A propos du deuil
Décidément, la bande-annonce relève d’une alchimie complexe, entre donner envie de voir un film sans trop en dire. Ici, j’ai le regret de dire que celle qui a précédé le film de Camille Japy, était trompeuse, car nous laissait miroiter une comédie un peu saugrenue autour d’un décès impromptu et le corps dissimulé sous le lit conjugal. On croit être parti pour 97 minutes de comédie gentillette peuplée de personnages plus ou moins farfelus. Que nenni ! Odile se prépare à fêter son anniversaire. Alors que ses enfants et petits enfants sont en route pour la soirée, Jean, son mari, décède brutalement. Incapable de faire face à cette réalité, elle le cache sous son lit... Cette comédie dramatique est beaucoup plus dramatique que comique. Le sujet est grave, les non-dits familiaux, les caractères forts qui s’affrontent, tout concours à faire de ce film une bonne surprise… dans toute l’acception du terme. Et puis, quel casting !
Camille Japy, à 54 ans, a déjà derrière elle une filmographie importante, mais en tant qu’actrice, car c’est ici sa 1ère réalisation et son 1er scénario. Elle a voulu, ici, approfondir les thèmes du deuil et des liens familiaux, ce qu’elle nomme elle-même, la force réparatrice de l’amour et du « dire ». Soudain le drame d’une mort se transforme en une chance à saisir pour se réparer, vivre mieux, dans un nouvel équilibre, autrement… Les moments de gravité sont sans arrêt balayés par des moments de comédie et vice versa.

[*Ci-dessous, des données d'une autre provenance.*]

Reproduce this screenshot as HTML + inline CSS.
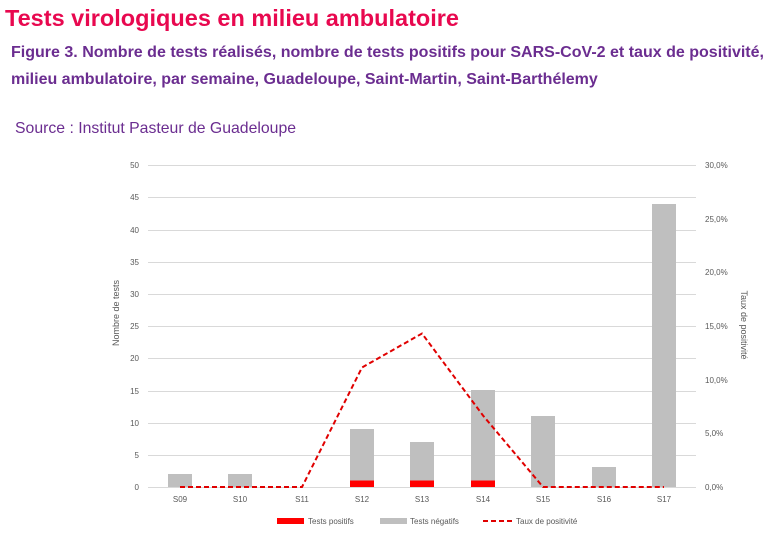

Le comique et le tragique ne se côtoient-ils pas à chaque instant dans l’existence, de manière inattendue. Le chagrin et la joie s’entrechoquent. Comme la vie et la mort qui sont intrinsèquement liées. C’est une bâtisse de Chatenay-Malabry qui sert de décor et qui devient un personnage à part entière dans cette histoire. Ajouter à cela une lumière solaire qui nimbe une photographie très soignée, la musique originale de M et, je le répète, un casting +++ et vous avez un des beaux films français de l’été.
Ariane Ascaride est tout simplement magnifique, passant avec une aisance stupéfiante de la douleur à la joie, de l’abattement à la colère… Un grand numéro d’actrice avec un grand A. Bérénice Bejo, en mère et fille psychorigide, rongée à la fois par le doute, la jalousie et le désir de mieux faire est parfaite elle aussi. On ajoutera à ce duo majeur, les présences de Thomas Scimeca, Marilou Aussilloux, Stéphane Brel, Christophe Odent et 3 enfants épatants car très justes, Hugo Questel – déjà vu dans La Chambre des merveilles -, Scarlett Cholleton et Luce Rénier. Voilà donc une variation originale sur le deuil – le choc et le déni -, qui pourrait ensoleiller votre été.